New modelling suggests green hydrogen will play a very limited role in cutting New Zealand's industrial emissions before 2050.
Green hydrogen could help cut New Zealand's industrial emissions, but University of Auckland modelling suggests it's unlikely to make a dent by 2050, with electrification doing most of the heavy lifting.
This is mainly due to costs, infrastructure, policy and behavioural factors, according to research led by Business School masters student Geordie Reid.
"New Zealand has committed to net-zero greenhouse gas emissions by 2050," he says. "One of the toughest elements of this commitment is decarbonising industrial process heat; the coal- and gas-fired heat used to produce things like milk powder, steel and cement."
It's in this area that green hydrogen can play a role, albeit a limited one, according to Reid and the co-authors.
Under realistic assumptions, says Reid, green hydrogen doesn't emerge as a cost-effective option.
"However, if technologies rapidly develop and become more cost-competitive relative to alternatives, such as electrification, our results show a shift towards green hydrogen for supplying high-temperature process heat."
Even then, the role of green hydrogen would be limited according to the modelling, potentially supplying about 12 percent of industrial process heat energy by 2050 in the most optimistic scenario.
The researchers point out that because green hydrogen is expensive, it becomes more attractive when carbon prices are higher, renewable electricity is cheaper, and hydrogen technology costs decline. In those scenarios, they say hydrogen can play a complementary role in helping New Zealand reach net zero emissions. "But in most other cases, electrification is still the key."
Co-author and Business School research fellow Selena Sheng says, compared to direct electrification, hydrogen technologies exhibit lower overall efficiency due to energy losses occurring at multiple stages across production, storage, transport, and end use.

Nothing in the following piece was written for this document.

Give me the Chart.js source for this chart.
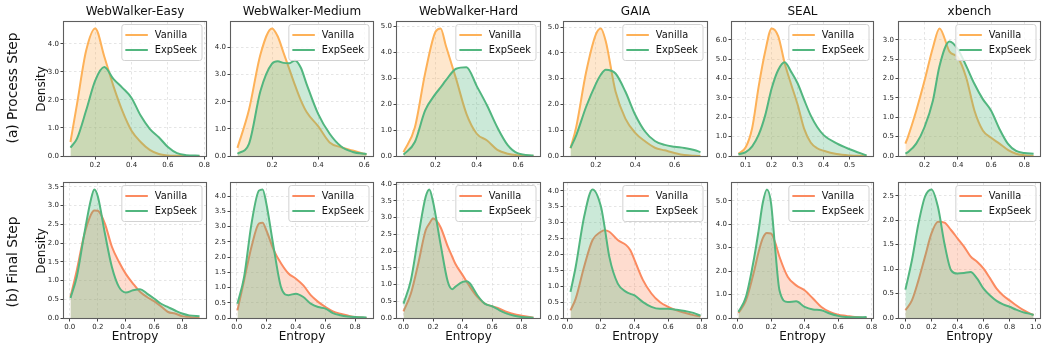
<!DOCTYPE html>
<html>
<head>
<meta charset="utf-8">
<script src="https://cdn.jsdelivr.net/npm/chart.js@4.4.1/dist/chart.umd.min.js"></script>
<style>
    body { margin: 0; background: #fff; width: 1046px; height: 349px; position: relative; overflow: hidden; font-family: "DejaVu Sans", sans-serif; }
    canvas { position: absolute; }
    .lbl { position: absolute; transform: translate(-50%, -50%); white-space: nowrap; color: #111; line-height: 1; }
    .rot { transform: translate(-50%, -50%) rotate(-90deg); }
</style>
</head>
<body>
<script>
const benchmarks = ['WebWalker-Easy', 'WebWalker-Medium', 'WebWalker-Hard', 'GAIA', 'SEAL', 'xbench'];
const seriesNames = ['Vanilla', 'ExpSeek'];
const rowLabels = ['(a) Process Step', '(b) Final Step'];
const xTitle = 'Entropy';
const yTitle = 'Density';

// (a) process step: entropy grid + density of each method, one list per benchmark
const processEntropy = [
    [0.064, 0.1, 0.15, 0.2, 0.25, 0.3, 0.35, 0.4, 0.45, 0.5, 0.55, 0.6, 0.65, 0.7, 0.774],
    [0.05, 0.1, 0.15, 0.2, 0.225, 0.25, 0.275, 0.3, 0.325, 0.35, 0.4, 0.45, 0.5, 0.55, 0.61],
    [0.045, 0.1, 0.15, 0.2, 0.225, 0.25, 0.3, 0.35, 0.4, 0.45, 0.5, 0.55, 0.6, 0.675],
    [0.071, 0.1, 0.15, 0.2, 0.225, 0.25, 0.3, 0.35, 0.4, 0.45, 0.5, 0.55, 0.6, 0.65, 0.7, 0.732],
    [0.072, 0.1, 0.125, 0.15, 0.175, 0.2, 0.225, 0.25, 0.275, 0.3, 0.325, 0.35, 0.375, 0.4, 0.45, 0.5, 0.565],
    [0.085, 0.1, 0.15, 0.2, 0.25, 0.29, 0.35, 0.4, 0.45, 0.5, 0.55, 0.6, 0.65, 0.7, 0.75, 0.8, 0.855],
];
const processVanilla = [
    [0.5, 1.85, 3.75, 4.55, 3.55, 2.5, 1.6, 0.9, 0.5, 0.22, 0.07, 0.02, 0.01, 0, 0],
    [0.3, 1.7, 3.75, 4.7, 4.4, 3.8, 3.2, 2.6, 2.05, 1.62, 1.1, 0.5, 0.32, 0.2, 0.05],
    [0.15, 1.1, 3.2, 4.8, 4.93, 4.27, 2.98, 1.63, 0.86, 0.6, 0.24, 0.09, 0.03, 0],
    [0.3, 1.12, 3.24, 4.72, 4.95, 4.46, 2.5, 1.45, 0.9, 0.57, 0.32, 0.22, 0.12, 0.04, 0.01, 0],
    [0.12, 0.45, 1.45, 3.6, 5.4, 6.6, 6.2, 4.8, 3.7, 2.65, 1.4, 0.7, 0.4, 0.27, 0.1, 0.03, 0],
    [0.32, 0.49, 1.17, 1.95, 2.8, 3.3, 2.7, 2.55, 2.03, 1.17, 0.66, 0.47, 0.32, 0.16, 0.06, 0.02, 0],
];
const processExpSeek = [
    [0.3, 0.62, 1.62, 2.69, 3.17, 2.75, 2.43, 2.07, 1.44, 0.97, 0.67, 0.32, 0.1, 0.03, 0.01],
    [0.08, 0.45, 2.4, 3.4, 3.49, 3.43, 3.42, 3.52, 3.25, 2.65, 1.55, 0.82, 0.35, 0.15, 0.07],
    [0.05, 0.54, 1.76, 2.4, 2.65, 2.92, 3.37, 3.43, 2.7, 1.95, 1.1, 0.42, 0.1, 0.02],
    [0.31, 0.8, 1.9, 2.8, 3.15, 3.35, 3.2, 2.5, 1.6, 0.95, 0.58, 0.43, 0.36, 0.31, 0.23, 0.15],
    [0.09, 0.2, 0.5, 1.1, 2.1, 3.5, 4.45, 4.85, 4.35, 3.75, 2.9, 2.1, 1.5, 1.08, 0.65, 0.35, 0.03],
    [0.06, 0.1, 0.32, 0.75, 1.43, 2.33, 2.96, 2.76, 2.33, 1.86, 1.47, 1.17, 0.7, 0.32, 0.13, 0.08, 0.06],
];

// (b) final step
const finalEntropy = [
    [0.005, 0.05, 0.1, 0.15, 0.175, 0.2, 0.25, 0.3, 0.35, 0.4, 0.45, 0.5, 0.55, 0.6, 0.65, 0.7, 0.75, 0.8, 0.85, 0.924],
    [0.005, 0.05, 0.1, 0.15, 0.175, 0.2, 0.25, 0.3, 0.35, 0.4, 0.45, 0.5, 0.55, 0.6, 0.65, 0.7, 0.75, 0.8, 0.877],
    [0.0, 0.05, 0.1, 0.15, 0.175, 0.2, 0.25, 0.3, 0.33, 0.35, 0.4, 0.43, 0.45, 0.5, 0.55, 0.6, 0.65, 0.7, 0.75, 0.8, 0.88],
    [0.019, 0.05, 0.1, 0.15, 0.2, 0.22, 0.25, 0.3, 0.35, 0.375, 0.4, 0.45, 0.5, 0.55, 0.6, 0.65, 0.7, 0.75, 0.792],
    [0.005, 0.05, 0.1, 0.125, 0.15, 0.175, 0.2, 0.225, 0.25, 0.3, 0.35, 0.4, 0.45, 0.5, 0.55, 0.6, 0.65, 0.7, 0.77],
    [0.0, 0.05, 0.1, 0.15, 0.2, 0.25, 0.3, 0.35, 0.4, 0.45, 0.5, 0.55, 0.6, 0.65, 0.7, 0.75, 0.8, 0.85, 0.9, 0.95, 0.984],
];
const finalVanilla = [
    [0.56, 1.27, 2.17, 2.75, 2.87, 2.86, 2.52, 1.9, 1.5, 1.17, 0.92, 0.7, 0.56, 0.45, 0.31, 0.16, 0.12, 0.05, 0.03, 0.0],
    [0.25, 1.24, 2.34, 3.1, 3.13, 2.88, 2.23, 1.79, 1.46, 1.29, 1.07, 0.75, 0.53, 0.36, 0.22, 0.14, 0.08, 0.03, 0.0],
    [0.2, 0.73, 1.63, 2.62, 2.82, 2.97, 2.72, 2.13, 1.83, 1.63, 1.28, 1.07, 0.93, 0.63, 0.43, 0.35, 0.28, 0.18, 0.11, 0.07, 0.01],
    [0.24, 0.61, 1.61, 2.45, 2.71, 2.76, 2.71, 2.45, 2.29, 2.13, 1.82, 1.19, 0.77, 0.5, 0.35, 0.24, 0.16, 0.09, 0.05],
    [0.21, 0.75, 2.04, 2.8, 3.39, 3.62, 3.6, 3.2, 2.61, 1.75, 1.39, 1.18, 0.83, 0.47, 0.26, 0.14, 0.09, 0.04, 0.0],
    [0.16, 0.36, 0.77, 1.25, 1.73, 1.97, 1.95, 1.8, 1.63, 1.46, 1.26, 1.15, 1.01, 0.81, 0.6, 0.46, 0.36, 0.26, 0.17, 0.1, 0.06],
];
const finalExpSeek = [
    [0.53, 1.1, 2.17, 3.15, 3.43, 3.24, 2.26, 1.36, 0.83, 0.68, 0.74, 0.77, 0.65, 0.52, 0.38, 0.29, 0.2, 0.12, 0.07, 0.05],
    [0.47, 1.35, 3.1, 4.18, 4.22, 3.76, 2.3, 1.0, 0.75, 0.8, 0.69, 0.47, 0.36, 0.31, 0.16, 0.09, 0.05, 0.03, 0.02],
    [0.43, 1.13, 2.43, 3.62, 3.84, 3.47, 2.23, 1.08, 0.86, 0.93, 1.08, 1.1, 1.03, 0.68, 0.43, 0.35, 0.23, 0.13, 0.07, 0.03, 0.01],
    [0.82, 1.61, 3.18, 4.04, 3.5, 2.92, 1.92, 1.08, 0.82, 0.76, 0.71, 0.5, 0.35, 0.29, 0.29, 0.26, 0.22, 0.16, 0.07],
    [0.26, 0.9, 2.61, 3.7, 4.89, 5.48, 4.89, 2.9, 1.18, 0.68, 0.71, 0.47, 0.36, 0.33, 0.19, 0.09, 0.04, 0.03, 0.04],
    [0.58, 1.18, 1.93, 2.48, 2.63, 2.27, 1.52, 0.98, 0.91, 0.92, 0.94, 0.81, 0.6, 0.46, 0.35, 0.28, 0.23, 0.17, 0.12, 0.09, 0.06],
];

// tick spacing per panel
const processXStep = [0.2, 0.2, 0.2, 0.2, 0.1, 0.2];
const processYStep = [1, 1, 1, 1, 1, 0.5];
const finalXStep = [0.2, 0.2, 0.2, 0.2, 0.2, 0.2];
const finalYStep = [0.5, 0.5, 0.5, 0.5, 1, 0.5];

// plot boxes on the page
const colLeft = [64, 231, 397, 564, 732, 899];
const colRight = [206, 373, 540, 707, 873, 1040];
const rowTop = [22, 183];
const rowBottom = [156, 318];

const Y_AXIS_W = 34, PAD_TOP = 8, PAD_RIGHT = 14, X_AXIS_H = 20;

const green = '#52b67f';
const rows = [
    { x: processEntropy, van: processVanilla, exp: processExpSeek, xStep: processXStep, yStep: processYStep, orange: [253, 177, 88] },
    { x: finalEntropy, van: finalVanilla, exp: finalExpSeek, xStep: finalXStep, yStep: finalYStep, orange: [251, 138, 96] },
];

Chart.defaults.font.family = '"DejaVu Sans", sans-serif';

const rgba = (c, a) => `rgba(${c[0]},${c[1]},${c[2]},${a})`;

function stepTicks(min, max, step) {
    const out = [];
    for (let v = Math.ceil(min / step - 1e-9) * step; v <= max + 1e-9; v += step) {
        out.push({ value: Math.round(v * 1000) / 1000 });
    }
    return out;
}

// legend box in the upper right corner of the plot
const boxLegend = {
    id: 'boxLegend',
    afterDatasetsDraw(chart) {
        const { ctx, chartArea: a } = chart;
        const items = chart.data.datasets;
        ctx.save();
        ctx.font = '9.8px "DejaVu Sans"';
        const tw = Math.max(...items.map(d => ctx.measureText(d.label).width));
        const w = 33 + tw + 5, h = 36;
        const x = a.right - 4 - w, y = a.top + 2.5;
        ctx.beginPath();
        ctx.roundRect(x, y, w, h, 2.5);
        ctx.fillStyle = 'rgba(255,255,255,0.8)';
        ctx.fill();
        ctx.strokeStyle = '#d2d2d2';
        ctx.lineWidth = 1;
        ctx.stroke();
        items.forEach((d, i) => {
            const cy = y + 10.5 + i * 15;
            ctx.strokeStyle = d.borderColor;
            ctx.lineWidth = 2;
            ctx.beginPath();
            ctx.moveTo(x + 3.5, cy);
            ctx.lineTo(x + 26, cy);
            ctx.stroke();
            ctx.fillStyle = '#111';
            ctx.textBaseline = 'middle';
            ctx.fillText(d.label, x + 33, cy + 0.5);
        });
        ctx.restore();
    }
};

// four spines round the plot
const frame = {
    id: 'frame',
    afterDraw(chart) {
        const { ctx, chartArea: a } = chart;
        ctx.save();
        ctx.strokeStyle = '#5e5e5e';
        ctx.lineWidth = 1.1;
        ctx.strokeRect(a.left - 0.5, a.top - 0.5, a.right - a.left + 1, a.bottom - a.top + 1);
        ctx.restore();
    }
};

function addLabel(text, cx, cy, size, rotate) {
    const el = document.createElement('div');
    el.className = rotate ? 'lbl rot' : 'lbl';
    el.textContent = text;
    el.style.left = cx + 'px';
    el.style.top = cy + 'px';
    el.style.fontSize = size + 'px';
    document.body.appendChild(el);
}

function addPanel(r, c) {
    const row = rows[r];
    const xs = row.x[c];
    const van = row.van[c];
    const exp = row.exp[c];

    const lo = Math.min(...xs), hi = Math.max(...xs);
    const xMin = lo - 0.05 * (hi - lo), xMax = hi + 0.05 * (hi - lo);
    const yMax = 1.05 * Math.max(...van, ...exp);

    const plotW = colRight[c] - colLeft[c];
    const plotH = rowBottom[r] - rowTop[r];
    const canvas = document.createElement('canvas');
    canvas.width = plotW + Y_AXIS_W + PAD_RIGHT;
    canvas.height = plotH + PAD_TOP + X_AXIS_H;
    canvas.style.left = (colLeft[c] - Y_AXIS_W) + 'px';
    canvas.style.top = (rowTop[r] - PAD_TOP) + 'px';
    document.body.appendChild(canvas);

    const tickFont = { size: 7 };
    const grid = { color: '#dedede', lineWidth: 0.8, tickLength: 3.5, tickColor: '#444', tickWidth: 1 };

    new Chart(canvas, {
        type: 'line',
        data: {
            datasets: [
                {
                    label: seriesNames[0],
                    data: xs.map((x, i) => ({ x, y: van[i] })),
                    borderColor: rgba(row.orange, 1),
                    backgroundColor: rgba(row.orange, 0.3),
                    order: 2,
                },
                {
                    label: seriesNames[1],
                    data: xs.map((x, i) => ({ x, y: exp[i] })),
                    borderColor: green,
                    backgroundColor: 'rgba(82,182,127,0.3)',
                    order: 1,
                },
            ].map(d => Object.assign(d, {
                fill: 'origin',
                borderWidth: 2,
                pointRadius: 0,
                cubicInterpolationMode: 'monotone',
            })),
        },
        options: {
            responsive: false,
            animation: false,
            events: [],
            layout: { padding: { left: 0, top: PAD_TOP, right: PAD_RIGHT, bottom: 0 } },
            plugins: { legend: { display: false }, tooltip: { enabled: false } },
            scales: {
                x: {
                    type: 'linear',
                    min: xMin,
                    max: xMax,
                    grid: grid,
                    border: { display: false, dash: [2.5, 2.5] },
                    ticks: { color: '#222', font: tickFont, padding: 1.5, maxRotation: 0, autoSkip: false, callback: v => v.toFixed(1) },
                    afterBuildTicks: s => { s.ticks = stepTicks(xMin, xMax, row.xStep[c]); },
                    afterFit: s => { s.height = X_AXIS_H; },
                },
                y: {
                    min: 0,
                    max: yMax,
                    grid: grid,
                    border: { display: false, dash: [2.5, 2.5] },
                    ticks: { color: '#222', font: tickFont, padding: 1.5, autoSkip: false, callback: v => v.toFixed(1) },
                    afterBuildTicks: s => { s.ticks = stepTicks(0, yMax, row.yStep[c]); },
                    afterFit: s => { s.width = Y_AXIS_W; },
                },
            },
        },
        plugins: [boxLegend, frame],
    });
}

for (let r = 0; r < 2; r++) {
    for (let c = 0; c < benchmarks.length; c++) addPanel(r, c);
}

benchmarks.forEach((name, c) => addLabel(name, (colLeft[c] + colRight[c]) / 2, 11, 12));
benchmarks.forEach((name, c) => addLabel(xTitle, (colLeft[c] + colRight[c]) / 2, 336, 12));
rowTop.forEach((top, r) => addLabel(yTitle, 40.5, (top + rowBottom[r]) / 2, 12, true));
addLabel(rowLabels[0], 12.5, 87.5, 13.7, true);
addLabel(rowLabels[1], 12.5, 262, 13.7, true);
</script>
</body>
</html>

"There are three main ways to bring green hydrogen costs down in the future. Firstly, we've got to have cheaper renewables, possibly through increasing wind and solar power."
The second avenue, says Dr Sheng, is to develop more affordable methods for producing green hydrogen through a process called electrolysis. This can be achieved by scaling up manufacturing, improving efficiency, reducing reliance on rare, costly materials, and sourcing lower-cost renewable electricity.
"Third, we need to achieve greater economies of scale in production; larger projects will further reduce costs."
Adding to this, energy economist Professor Basil Sharp says the modelling helps clarify what needs to change for hydrogen to grow into a meaningful part of the energy system.
"Green hydrogen is like the new kid on the block in terms of technology, so the unit costs are high relative to other forms of hydrogen.
"Practically, what governments can do is remove the barriers to adoption. One of the barriers early on was the absence of industrial standards regarding the transportation of hydrogen. Providing appropriate industry standards creates room for growth."
Co-author and senior economics lecturer Le Wen points out that New Zealand's high share of renewable electricity gives it an advantage in producing green hydrogen.
"Green hydrogen is 'green' because it's produced using energy from renewables. New Zealand is well placed in terms of green hydrogen because more than 80 percent of our electricity is already renewable, but cutting national emissions also means tackling industry, which still relies heavily on coal and gas for process heat."
Dr Wen says that if New Zealand invests in and scales up its green hydrogen production, the country could become a leader in genuinely low-emissions hydrogen.
"It may not solve everything on its own, but it could give the country a strong new export opportunity."
The MBIE-funded research is published in the journal Sustainability and co-authored by Geordie Reid, Le Wen, Basil Sharp, Mingyue Selena Sheng, Lingli Qi, Smrithi Talwar, John Kennedy, and Ramesh Chandra Majhi.